Please transcribe the records precisely; pictures stay out of your copy.

Available data →

— BEGIN —

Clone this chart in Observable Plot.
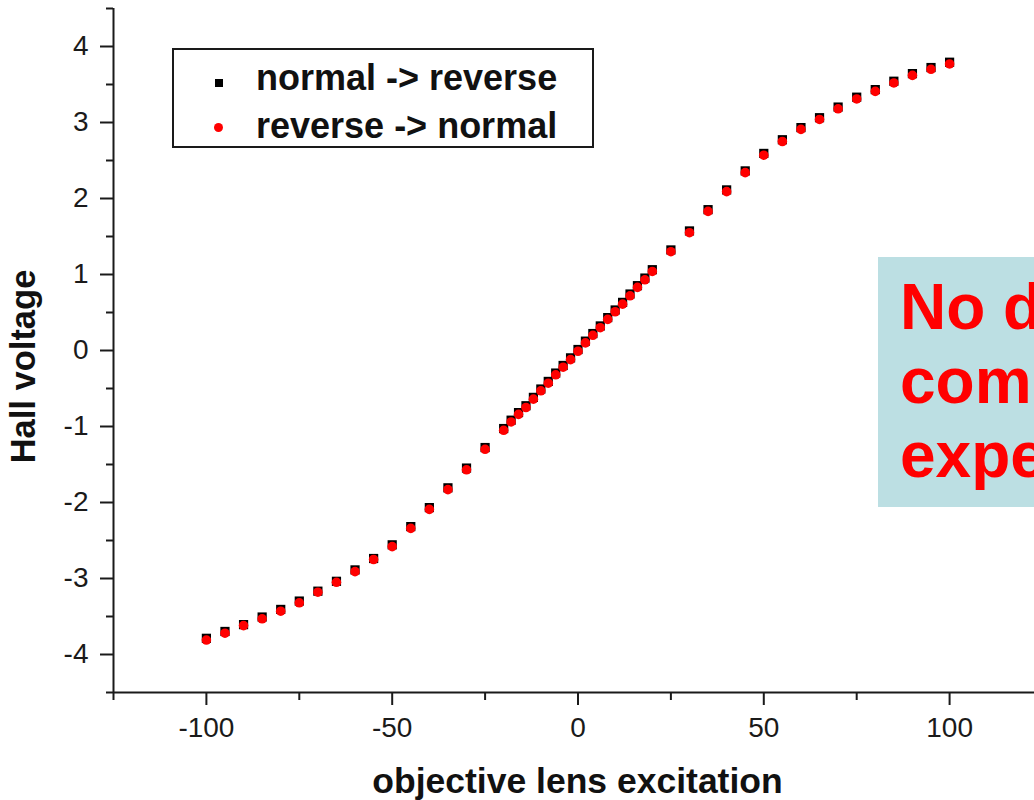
<!DOCTYPE html>
<html>
<head>
<meta charset="utf-8">
<script src="https://cdn.jsdelivr.net/npm/d3@7"></script>
<script src="https://cdn.jsdelivr.net/npm/@observablehq/plot@0.6"></script>
<style>
  html, body { margin: 0; padding: 0; background: #fff; overflow: hidden; }
  #wrap { position: relative; width: 1034px; height: 800px; overflow: hidden; font-family: "Liberation Sans", Arial, sans-serif; }
  #legend { position: absolute; left: 172px; top: 48px; width: 418px; height: 96px; border: 2px solid #1a1a1a; background: #fff; }
  .lg-row { position: absolute; left: 0; font-weight: bold; font-size: 36px; color: #111; white-space: nowrap; line-height: 40px; }
  .lg-mark { position: absolute; }
  #note { position: absolute; left: 878px; top: 257px; width: 156px; height: 250px; background: #bcdfe3; overflow: hidden; }
  #note div { position: absolute; left: 22px; font-weight: bold; font-size: 64px; line-height: 74px; color: #ff0000; white-space: nowrap; }
</style>
</head>
<body>
<div id="wrap"></div>
<script>
// x: objective lens excitation
const excitation = [-100,-95,-90,-85,-80,-75,-70,-65,-60,-55,-50,-45,-40,-35,-30,-25,-20,
  -18,-16,-14,-12,-10,-8,-6,-4,-2,0,2,4,6,8,10,12,14,16,18,
  20,25,30,35,40,45,50,55,60,65,70,75,80,85,90,95,100];
// Hall voltage, series "normal -> reverse"
const hallNormalToReverse = [-3.80,-3.71,-3.62,-3.52,-3.42,-3.31,-3.18,-3.05,-2.90,-2.75,-2.57,-2.33,-2.08,-1.82,-1.56,-1.29,-1.04,
  -0.93,-0.83,-0.74,-0.63,-0.52,-0.42,-0.31,-0.21,-0.11,0.00,0.11,0.21,0.31,0.42,0.52,0.62,0.73,0.84,0.94,
  1.05,1.31,1.56,1.84,2.10,2.35,2.58,2.76,2.92,3.05,3.19,3.32,3.42,3.53,3.63,3.71,3.78];
// Hall voltage, series "reverse -> normal"
const hallReverseToNormal = [-3.81,-3.72,-3.62,-3.53,-3.43,-3.32,-3.18,-3.05,-2.91,-2.75,-2.58,-2.34,-2.09,-1.83,-1.57,-1.30,-1.05,
  -0.94,-0.84,-0.75,-0.64,-0.53,-0.43,-0.32,-0.22,-0.12,-0.01,0.10,0.20,0.30,0.41,0.51,0.61,0.72,0.83,0.93,
  1.04,1.30,1.55,1.83,2.09,2.34,2.57,2.75,2.91,3.04,3.18,3.31,3.41,3.52,3.62,3.70,3.77];
const seriesNames = ["normal -> reverse", "reverse -> normal"];
const xMajorTicks = [-100, -50, 0, 50, 100];
const xMinorTicks = [-125, -75, -25, 25, 75];
const yMajorTicks = [-4, -3, -2, -1, 0, 1, 2, 3, 4];
const yMinorTicks = [-4.5, -3.5, -2.5, -1.5, -0.5, 0.5, 1.5, 2.5, 3.5, 4.5];
const xTitle = "objective lens excitation";
const yTitle = "Hall voltage";
const noteLines = ["No difference", "commutation", "expected"];

const dataA = excitation.map((x, i) => ({x, y: hallNormalToReverse[i]}));
const dataB = excitation.map((x, i) => ({x, y: hallReverseToNormal[i]}));

const font = '"Liberation Sans", Arial, sans-serif';
const ink = "#1a1a1a";

const chart = Plot.plot({
  width: 1034,
  height: 800,
  marginLeft: 113,
  marginRight: 0,
  marginTop: 8,
  marginBottom: 108,
  style: {fontFamily: font, fontSize: "28px", color: ink, background: "transparent"},
  x: {domain: [-125, 122.85], axis: null},
  y: {domain: [-4.5, 4.5], axis: null},
  marks: [
    Plot.axisX({ticks: xMajorTicks, tickSize: 13, tickPadding: 12, tickFormat: d => String(d), label: null, strokeWidth: 2, fontSize: 28}),
    Plot.axisX({ticks: xMinorTicks, tickSize: 8, tickFormat: () => "", label: null, strokeWidth: 2}),
    Plot.axisY({ticks: yMajorTicks, tickSize: 13, tickPadding: 12, tickFormat: d => String(d), label: null, strokeWidth: 2, fontSize: 28}),
    Plot.axisY({ticks: yMinorTicks, tickSize: 7, tickFormat: () => "", label: null, strokeWidth: 2}),
    Plot.ruleX([-125], {stroke: ink, strokeWidth: 2}),
    Plot.ruleY([-4.5], {stroke: ink, strokeWidth: 2}),
    Plot.dot(dataA, {x: "x", y: "y", symbol: "square", r: 5.2, fill: "#000", dy: -1}),
    Plot.dot(dataB, {x: "x", y: "y", symbol: "circle", r: 4.8, fill: "#ff0000"}),
    Plot.text([xTitle], {text: d => d, frameAnchor: "bottom", textAnchor: "middle", lineAnchor: "bottom", dx: 3.5, dy: 100, fontSize: 35.5, fontWeight: "bold", fill: "#111", fontFamily: font}),
    Plot.text([yTitle], {text: d => d, frameAnchor: "left", textAnchor: "middle", lineAnchor: "bottom", rotate: -90, dx: -79, dy: 16, fontSize: 34.5, fontWeight: "bold", fill: "#111", fontFamily: font})
  ]
});

const wrap = document.getElementById("wrap");
chart.style.position = "absolute";
chart.style.left = "0";
chart.style.top = "0";
wrap.appendChild(chart);

// legend
const legend = document.createElement("div");
legend.id = "legend";
const rows = [
  {name: seriesNames[0], top: 8, mark: "square"},
  {name: seriesNames[1], top: 56, mark: "circle"}
];
rows.forEach(r => {
  const m = document.createElement("div");
  m.className = "lg-mark";
  if (r.mark === "square") {
    Object.assign(m.style, {left: "41px", top: (r.top + 21) + "px", width: "8px", height: "8px", background: "#000"});
  } else {
    Object.assign(m.style, {left: "40px", top: (r.top + 17) + "px", width: "9px", height: "9px", background: "#ff0000", borderRadius: "50%"});
  }
  legend.appendChild(m);
  const t = document.createElement("div");
  t.className = "lg-row";
  t.style.left = "82px";
  t.style.top = (r.top) + "px";
  t.textContent = r.name;
  legend.appendChild(t);
});
wrap.appendChild(legend);

// annotation box
const note = document.createElement("div");
note.id = "note";
noteLines.forEach((line, i) => {
  const d = document.createElement("div");
  d.style.top = (13 + i * 74) + "px";
  d.textContent = line;
  note.appendChild(d);
});
wrap.appendChild(note);
</script>
</body>
</html>
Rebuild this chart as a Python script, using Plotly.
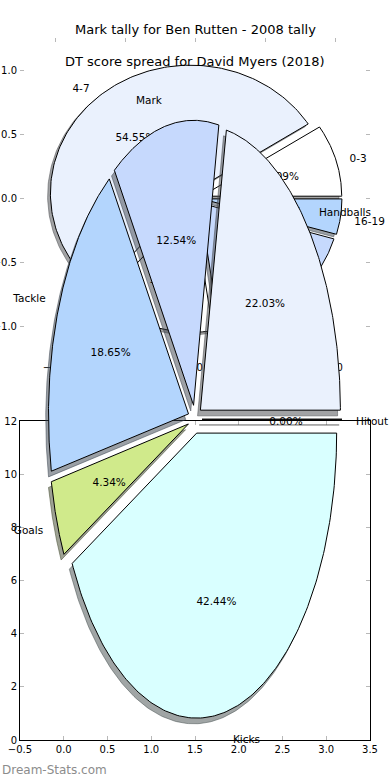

— END —

Written response →
Clone this chart in Observable Plot.
<!DOCTYPE html>
<html>
<head>
<meta charset="utf-8">
<script src="https://cdn.jsdelivr.net/npm/d3@7"></script>
<script src="https://cdn.jsdelivr.net/npm/@observablehq/plot@0.6"></script>
<style>
  html, body { margin: 0; padding: 0; background: #fff; overflow: hidden; }
  #wrap { position: relative; width: 1034px; height: 800px; overflow: hidden; font-family: "Liberation Sans", Arial, sans-serif; }
  #legend { position: absolute; left: 172px; top: 48px; width: 418px; height: 96px; border: 2px solid #1a1a1a; background: #fff; }
  .lg-row { position: absolute; left: 0; font-weight: bold; font-size: 36px; color: #111; white-space: nowrap; line-height: 40px; }
  .lg-mark { position: absolute; }
  #note { position: absolute; left: 878px; top: 257px; width: 156px; height: 250px; background: #bcdfe3; overflow: hidden; }
  #note div { position: absolute; left: 22px; font-weight: bold; font-size: 64px; line-height: 74px; color: #ff0000; white-space: nowrap; }
</style>
</head>
<body>
<div id="wrap"></div>
<script>
// x: objective lens excitation
const excitation = [-100,-95,-90,-85,-80,-75,-70,-65,-60,-55,-50,-45,-40,-35,-30,-25,-20,
  -18,-16,-14,-12,-10,-8,-6,-4,-2,0,2,4,6,8,10,12,14,16,18,
  20,25,30,35,40,45,50,55,60,65,70,75,80,85,90,95,100];
// Hall voltage, series "normal -> reverse"
const hallNormalToReverse = [-3.80,-3.71,-3.62,-3.52,-3.42,-3.31,-3.18,-3.05,-2.90,-2.75,-2.57,-2.33,-2.08,-1.82,-1.56,-1.29,-1.04,
  -0.93,-0.83,-0.74,-0.63,-0.52,-0.42,-0.31,-0.21,-0.11,0.00,0.11,0.21,0.31,0.42,0.52,0.62,0.73,0.84,0.94,
  1.05,1.31,1.56,1.84,2.10,2.35,2.58,2.76,2.92,3.05,3.19,3.32,3.42,3.53,3.63,3.71,3.78];
// Hall voltage, series "reverse -> normal"
const hallReverseToNormal = [-3.81,-3.72,-3.62,-3.53,-3.43,-3.32,-3.18,-3.05,-2.91,-2.75,-2.58,-2.34,-2.09,-1.83,-1.57,-1.30,-1.05,
  -0.94,-0.84,-0.75,-0.64,-0.53,-0.43,-0.32,-0.22,-0.12,-0.01,0.10,0.20,0.30,0.41,0.51,0.61,0.72,0.83,0.93,
  1.04,1.30,1.55,1.83,2.09,2.34,2.57,2.75,2.91,3.04,3.18,3.31,3.41,3.52,3.62,3.70,3.77];
const seriesNames = ["normal -> reverse", "reverse -> normal"];
const xMajorTicks = [-100, -50, 0, 50, 100];
const xMinorTicks = [-125, -75, -25, 25, 75];
const yMajorTicks = [-4, -3, -2, -1, 0, 1, 2, 3, 4];
const yMinorTicks = [-4.5, -3.5, -2.5, -1.5, -0.5, 0.5, 1.5, 2.5, 3.5, 4.5];
const xTitle = "objective lens excitation";
const yTitle = "Hall voltage";
const noteLines = ["No difference", "commutation", "expected"];

const dataA = excitation.map((x, i) => ({x, y: hallNormalToReverse[i]}));
const dataB = excitation.map((x, i) => ({x, y: hallReverseToNormal[i]}));

const font = '"Liberation Sans", Arial, sans-serif';
const ink = "#1a1a1a";

const chart = Plot.plot({
  width: 1034,
  height: 800,
  marginLeft: 113,
  marginRight: 0,
  marginTop: 8,
  marginBottom: 108,
  style: {fontFamily: font, fontSize: "28px", color: ink, background: "transparent"},
  x: {domain: [-125, 122.85], axis: null},
  y: {domain: [-4.5, 4.5], axis: null},
  marks: [
    Plot.axisX({ticks: xMajorTicks, tickSize: 13, tickPadding: 12, tickFormat: d => String(d), label: null, strokeWidth: 2, fontSize: 28}),
    Plot.axisX({ticks: xMinorTicks, tickSize: 8, tickFormat: () => "", label: null, strokeWidth: 2}),
    Plot.axisY({ticks: yMajorTicks, tickSize: 13, tickPadding: 12, tickFormat: d => String(d), label: null, strokeWidth: 2, fontSize: 28}),
    Plot.axisY({ticks: yMinorTicks, tickSize: 7, tickFormat: () => "", label: null, strokeWidth: 2}),
    Plot.ruleX([-125], {stroke: ink, strokeWidth: 2}),
    Plot.ruleY([-4.5], {stroke: ink, strokeWidth: 2}),
    Plot.dot(dataA, {x: "x", y: "y", symbol: "square", r: 5.2, fill: "#000", dy: -1}),
    Plot.dot(dataB, {x: "x", y: "y", symbol: "circle", r: 4.8, fill: "#ff0000"}),
    Plot.text([xTitle], {text: d => d, frameAnchor: "bottom", textAnchor: "middle", lineAnchor: "bottom", dx: 3.5, dy: 100, fontSize: 35.5, fontWeight: "bold", fill: "#111", fontFamily: font}),
    Plot.text([yTitle], {text: d => d, frameAnchor: "left", textAnchor: "middle", lineAnchor: "bottom", rotate: -90, dx: -79, dy: 16, fontSize: 34.5, fontWeight: "bold", fill: "#111", fontFamily: font})
  ]
});

const wrap = document.getElementById("wrap");
chart.style.position = "absolute";
chart.style.left = "0";
chart.style.top = "0";
wrap.appendChild(chart);

// legend
const legend = document.createElement("div");
legend.id = "legend";
const rows = [
  {name: seriesNames[0], top: 8, mark: "square"},
  {name: seriesNames[1], top: 56, mark: "circle"}
];
rows.forEach(r => {
  const m = document.createElement("div");
  m.className = "lg-mark";
  if (r.mark === "square") {
    Object.assign(m.style, {left: "41px", top: (r.top + 21) + "px", width: "8px", height: "8px", background: "#000"});
  } else {
    Object.assign(m.style, {left: "40px", top: (r.top + 17) + "px", width: "9px", height: "9px", background: "#ff0000", borderRadius: "50%"});
  }
  legend.appendChild(m);
  const t = document.createElement("div");
  t.className = "lg-row";
  t.style.left = "82px";
  t.style.top = (r.top) + "px";
  t.textContent = r.name;
  legend.appendChild(t);
});
wrap.appendChild(legend);

// annotation box
const note = document.createElement("div");
note.id = "note";
noteLines.forEach((line, i) => {
  const d = document.createElement("div");
  d.style.top = (13 + i * 74) + "px";
  d.textContent = line;
  note.appendChild(d);
});
wrap.appendChild(note);
</script>
</body>
</html>
Rebuild this chart as a Python script, using Plotly.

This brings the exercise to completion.